Even experienced women leaders in the mining industry are not immune to traditional beliefs.
The Manicaland representative for the Women in Mining organisation, Joslyne Tsitsi Musiyazviriyo, says she has faced serious challenges with men who believe in such myths. She says that though she defied them, they found a way to block her participation.
“The male miners would at times strip and start mining half-naked of which as a woman and a mother, I would be left with no choice but to leave,” says Musiyazviriyo, who has been involved in mining for over 15 years. Her husband is also a gold miner and supports her when she works alone and when they are digging side by side. Their mining careers helped them raise four children and send them all to school.

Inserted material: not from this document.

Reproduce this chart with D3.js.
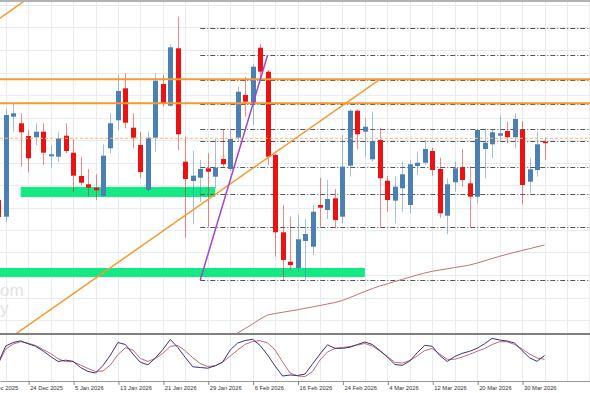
<!DOCTYPE html>
<html>
<head>
<meta charset="utf-8">
<script src="https://cdn.jsdelivr.net/npm/d3@7"></script>
<style>
  html, body { margin: 0; padding: 0; background: #fff; }
  svg { display: block; }
</style>
</head>
<body>
<div id="wrapper"></div>
<script>
// trading days shown on the axis (16 Dec is just off the left edge)
const dates = [
  "2025-12-16","2025-12-17","2025-12-18","2025-12-19","2025-12-22","2025-12-23","2025-12-24","2025-12-26","2025-12-29","2025-12-30","2025-12-31",
  "2026-01-02","2026-01-05","2026-01-06","2026-01-07","2026-01-08","2026-01-09","2026-01-12","2026-01-13","2026-01-14","2026-01-15","2026-01-16",
  "2026-01-19","2026-01-20","2026-01-21","2026-01-22","2026-01-23","2026-01-26","2026-01-27","2026-01-28","2026-01-29","2026-01-30",
  "2026-02-02","2026-02-03","2026-02-04","2026-02-05","2026-02-06","2026-02-09","2026-02-10","2026-02-11","2026-02-12","2026-02-13",
  "2026-02-16","2026-02-17","2026-02-18","2026-02-19","2026-02-20","2026-02-23","2026-02-24","2026-02-25","2026-02-26","2026-02-27",
  "2026-03-02","2026-03-03","2026-03-04","2026-03-05","2026-03-06","2026-03-09","2026-03-10","2026-03-11","2026-03-12","2026-03-13",
  "2026-03-16","2026-03-17","2026-03-18","2026-03-19","2026-03-20","2026-03-23","2026-03-24","2026-03-25","2026-03-26","2026-03-27",
  "2026-03-30","2026-03-31","2026-04-01","2026-04-02"
]
const firstCandle = "2025-12-18"

const open = [200,183.3,283.3,276.7,264,262.7,268.3,243.7,243.3,264.3,
  247.3,224,215.7,212.3,204,251.7,279.7,311.7,272.3,255,
  210,262.3,316,294.3,351.7,238.3,219,222.3,231.7,223.3,
  241,231,262.3,305,296.7,352.3,328.3,245,167.7,138.3,
  132,159,153.3,195,190,201.7,183.3,234.3,289.3,268.3,
  240.7,260,219.3,199.3,211.7,195,234,237.3,249,231,
  184.3,217.7,232.3,216.7,203.3,251,255.7,264.3,269,262.7,
  270,218.3,230,258.3]
const high = [205,291,296.7,286.7,270,276.7,276.7,255,268.3,276.7,
  261,243.3,231,225.7,255.7,286.7,325,326.7,286.7,268,
  268.3,326.7,325,355.7,383.3,263.3,249,240,246.7,261.7,
  270,270,313.3,323.3,335.7,355.7,330,245.7,195,183.3,
  185,181,195,222.3,220,211,265,290.7,290.7,282.3,
  288.3,272.3,224,223.3,238.3,240,248.3,260,252.3,242.3,
  221.7,238.3,250.7,233.3,270.7,271.7,270,284.3,278.3,286.7,
  279,242.3,268.3,262.3]
const low = [179,178.3,268.3,233.3,227.7,255,235,232.3,238.3,246.7,
  207.7,215,203.3,200,203.3,246.7,270,271.7,251.7,222,
  208.3,248.3,293.3,293.3,250,162.3,175.7,198.3,173.3,211.7,
  233.3,229,258.3,283.3,275,320,235,143.3,120,130,
  128,120,145,173.3,181,171.7,176.7,223.3,250.7,243.3,
  238.3,173.3,188.3,176.7,188.3,186.7,225,235,224.3,182.3,
  165.7,208.3,213.3,173.3,196.7,221.7,241.7,258.3,256.7,251.7,
  195.7,206.7,223.3,240]
const close = [183,285,286.7,267.7,241.7,268.3,247.3,245.7,261.7,249,
  224.3,217.3,212.3,209.7,244.3,276.7,309,277.3,262.3,228,
  262.3,319.3,296.7,352.7,265.7,221,224.3,231,228.3,232.3,
  235.7,261,308.3,298.3,333.3,328.3,243.3,167.7,140,135,
  160.7,166,188.3,192.3,201,180,233.3,289.3,265.7,273.3,
  259,221.7,200,213.3,225.7,235.7,237.3,251,230,186.7,
  215.7,231.7,220,203.3,270,257.3,267.7,266.7,262.7,281,
  215,230.7,255.7,257]

// long moving average, only the part that enters the price panel
const maFrom = "2026-02-03"
const movingAvg = [62,67,71.5,76,81,85,86.5,87.7,89,90.2,
  91.7,93,94.5,96,97.5,99.5,102.5,105.5,108.5,111.5,
  114,116.2,118.5,120.7,122.8,125,127,128.7,130,131.2,
  132.5,133.7,135,137,139.2,141.5,143.7,145.7,147.7,149.5,
  151.3,153.2,155]

// stochastic oscillator (same days as the candles)
const stochK = [36,70,77,80.4,74.4,69.4,60,49,39,41.6,
  39.4,27,19,16,31,52,77,73,54,37.4,
  32.4,46,63,83,67,47,28.4,27,25.6,30.4,
  38,62,76,81,83.4,71,52,30,10,12,
  11,14,34,54,72.4,65.4,65.4,67.4,73,78,
  73,61,48,33,31.4,40,56.6,71.4,69.4,51,
  39,49,55.4,59.4,65.4,74.6,85.4,82,80,76,
  61,46.4,39.4,51]
const stochD = [34,64,74,78.4,75.6,71,63,55,44.4,38.6,
  38.6,32,25,19,20,32,53,66.4,62,45,
  39.4,45,55.4,69.4,71,60.4,46.4,35,29,30.6,
  37.6,50,62,73.4,79,80.6,76.4,62,38,16,
  10,9,19,42,58,65,67,69,72,75,
  70,60,49,37.4,36,41,50,61,65,54,
  43.4,43.4,48,53.4,59.4,65,73,78.6,78.6,73,
  64,54,46,43.4]

// drawn objects
const resistance = [320.7, 296.7]
const lastPrice = 261.7
const fibFrom = "2026-01-28"
const fibLevels = [371.7, 344.5, 320.5, 296.2, 270.7, 259, 232.7, 205.7, 172.7, 120]
const zones = [
  {from: "2025-12-23", to: "2026-01-30", lo: 203, hi: 213},
  {from: "2025-12-16", to: "2026-02-27", lo: 123, hi: 132},
]
const trendLines = [
  {from: "2025-12-18", p1: 53.8, to: "2026-03-03", p2: 320.7, color: "#f59a2e", w: 1.5},
  {from: "2025-12-18", p1: 380.7, to: "2025-12-29", p2: 412.1, color: "#f59a2e", w: 1.5},
  {from: "2026-01-28", p1: 120, to: "2026-02-10", p2: 345, color: "#a046cc", w: 1.5},
]
const gridPrices = [80, 102.5, 125, 147.5, 170, 192.5, 215, 237.5, 260, 282.5, 305, 327.5, 350, 372.5, 395]
const watermark = ["om", "y"]

const width = 590
const height = 393
const mainTop = 2, mainBottom = 333
const subTop = 335, subBottom = 381

const parseDate = d3.timeParse("%Y-%m-%d")
const formatDate = d3.timeFormat("%-d %b %Y")
const idx = d => dates.indexOf(d)
const offset = idx(firstCandle)

const xScale = d3.scaleLinear().domain([0, dates.length - 1]).range([-16.75, 544.5])
const yScale = d3.scaleLinear().domain([67, 400]).range([333, 0])
const sScale = d3.scaleLinear().domain([0, 100]).range([381, 331])

const candles = open.map((o, k) => ({
  i: k + offset, open: o, high: high[k], low: low[k], close: close[k]
}))

const svg = d3.select("#wrapper").append("svg")
  .attr("width", width)
  .attr("height", height)
  .style("font-family", "'Liberation Sans', Arial, sans-serif")

svg.append("rect").attr("width", width).attr("height", height).attr("fill", "#fff")

const defs = svg.append("defs")
defs.append("clipPath").attr("id", "mainClip").append("rect")
  .attr("x", 0).attr("y", mainTop).attr("width", width).attr("height", mainBottom - mainTop)
defs.append("clipPath").attr("id", "subClip").append("rect")
  .attr("x", 0).attr("y", subTop).attr("width", width).attr("height", subBottom - subTop)

const main = svg.append("g").attr("clip-path", "url(#mainClip)")
const sub = svg.append("g").attr("clip-path", "url(#subClip)")

// grid
const gridIdx = d3.range(0, dates.length + 7, 3)
;[main, sub].forEach(g => {
  g.selectAll(".vgrid").data(gridIdx).enter().append("line")
    .attr("x1", d => Math.round(xScale(d)) + 0.5).attr("x2", d => Math.round(xScale(d)) + 0.5)
    .attr("y1", mainTop).attr("y2", subBottom)
    .attr("stroke", "#e9ecef").attr("stroke-width", 1)
})
main.selectAll(".hgrid").data(gridPrices).enter().append("line")
  .attr("x1", 0).attr("x2", width)
  .attr("y1", d => Math.round(yScale(d)) + 0.5).attr("y2", d => Math.round(yScale(d)) + 0.5)
  .attr("stroke", "#e9ecef")

// watermark
main.selectAll(".wm").data(watermark).enter().append("text")
  .attr("x", 0).attr("y", (d, k) => 296 + k * 18)
  .attr("font-size", 17).attr("fill", "#e2e2e2").text(d => d)

// zones
main.selectAll(".zone").data(zones).enter().append("rect")
  .attr("x", d => xScale(idx(d.from)))
  .attr("width", d => xScale(idx(d.to)) - xScale(idx(d.from)))
  .attr("y", d => yScale(d.hi))
  .attr("height", d => yScale(d.lo) - yScale(d.hi))
  .attr("fill", "#12ea84")

// fib style levels
main.selectAll(".fib").data(fibLevels).enter().append("line")
  .attr("x1", xScale(idx(fibFrom))).attr("x2", width)
  .attr("y1", d => Math.round(yScale(d)) + 0.5).attr("y2", d => Math.round(yScale(d)) + 0.5)
  .attr("stroke", "#555").attr("stroke-dasharray", "5,2,1,2")

// moving average
const maStart = idx(maFrom)
main.append("path")
  .attr("d", d3.line().x((d, k) => xScale(maStart + k)).y(d => yScale(d))(movingAvg))
  .attr("fill", "none").attr("stroke", "#c27272").attr("stroke-width", 1)

// candles
const upColor = "#4a80b4", downColor = "#ee1111"
const cx = d => Math.round(xScale(d.i))
main.selectAll(".wick").data(candles).enter().append("line")
  .attr("x1", d => cx(d) + 0.5).attr("x2", d => cx(d) + 0.5)
  .attr("y1", d => yScale(d.high)).attr("y2", d => yScale(d.low))
  .attr("stroke", d => d.close >= d.open ? upColor : downColor)
  .attr("stroke-opacity", 0.5)
main.selectAll(".body").data(candles).enter().append("rect")
  .attr("x", d => cx(d) - 2).attr("width", 5)
  .attr("y", d => yScale(Math.max(d.open, d.close)))
  .attr("height", d => Math.max(1.5, Math.abs(yScale(d.open) - yScale(d.close))))
  .attr("fill", d => d.close >= d.open ? upColor : downColor)

// horizontal resistance lines and last price
main.selectAll(".res").data(resistance).enter().append("line")
  .attr("x1", 0).attr("x2", width)
  .attr("y1", d => yScale(d)).attr("y2", d => yScale(d))
  .attr("stroke", "#f59a2e").attr("stroke-width", 2)
main.append("line")
  .attr("x1", 0).attr("x2", width)
  .attr("y1", yScale(lastPrice)).attr("y2", yScale(lastPrice))
  .attr("stroke", "#f3b877").attr("stroke-dasharray", "3,2")

// trend lines
main.selectAll(".trend").data(trendLines).enter().append("line")
  .attr("x1", d => xScale(idx(d.from))).attr("y1", d => yScale(d.p1))
  .attr("x2", d => xScale(idx(d.to))).attr("y2", d => yScale(d.p2))
  .attr("stroke", d => d.color).attr("stroke-width", d => d.w)

// stochastic
const sLine = d3.line().x((d, k) => xScale(k + offset)).y(d => sScale(d))
sub.append("path").attr("d", sLine(stochD))
  .attr("fill", "none").attr("stroke", "#c46a6a").attr("stroke-width", 1)
sub.append("path").attr("d", sLine(stochK))
  .attr("fill", "none").attr("stroke", "#34347e").attr("stroke-width", 1)

// frame lines
svg.append("line").attr("x1", 0).attr("x2", width).attr("y1", 1).attr("y2", 1)
  .attr("stroke", "#999").attr("stroke-width", 1.5)
svg.append("line").attr("x1", 0).attr("x2", width).attr("y1", 334).attr("y2", 334)
  .attr("stroke", "#808080").attr("stroke-width", 2)

// date axis
const labelIdx = d3.range(0, dates.length, 6)
const xAxisGenerator = d3.axisBottom(xScale)
  .tickValues(labelIdx)
  .tickSize(4)
  .tickFormat(i => formatDate(parseDate(dates[i])))
const xAxis = svg.append("g")
  .attr("transform", `translate(0.5, ${subBottom})`)
  .call(xAxisGenerator)
xAxis.select(".domain").attr("stroke", "#999").attr("d", `M0,0.5H${width}`)
xAxis.selectAll(".tick line").attr("stroke", "#888")
xAxis.selectAll(".tick text")
  .attr("text-anchor", "start")
  .attr("x", 1).attr("y", 5)
  .attr("font-size", 5.8)
  .attr("fill", "#333")
  .attr("font-family", "'Liberation Sans', Arial, sans-serif")
</script>
</body>
</html>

Musiyazviriyo says men sometimes even use the myths as a way to steal profits from their female co-workers. “In my case, I feel male miners I would be working with are just greedy, because at the end of day, whatever we get we share equally. So if I am not around, most of the time they can steal and get more for themselves.” Sometimes, Musiyazviriyo says, her husband has to check on the progress of claims that she owns to make sure she is not cheated.
For some women, the constant fight over traditional beliefs is simply not worth the effort.
Tsverukai Duwa says she stopped working in the mines at Premiere Estate farm and at the DTZ-OZGEO diamond base in Penhalonga because of resistance from male miners. Trying to reason with them only led to long arguments.
Duwa says men need to understand that these age-old superstitions don’t just hurt women. Allowing women to compete in the mining industry creates economic progress that can benefit entire communities.
“There are some women who have successfully ventured into mining just like some men, regardless of these traditions,” Duwa says. “We have also proven to be capable miners over the years, but first the barriers to entry have to be broken, especially those based on superstition.”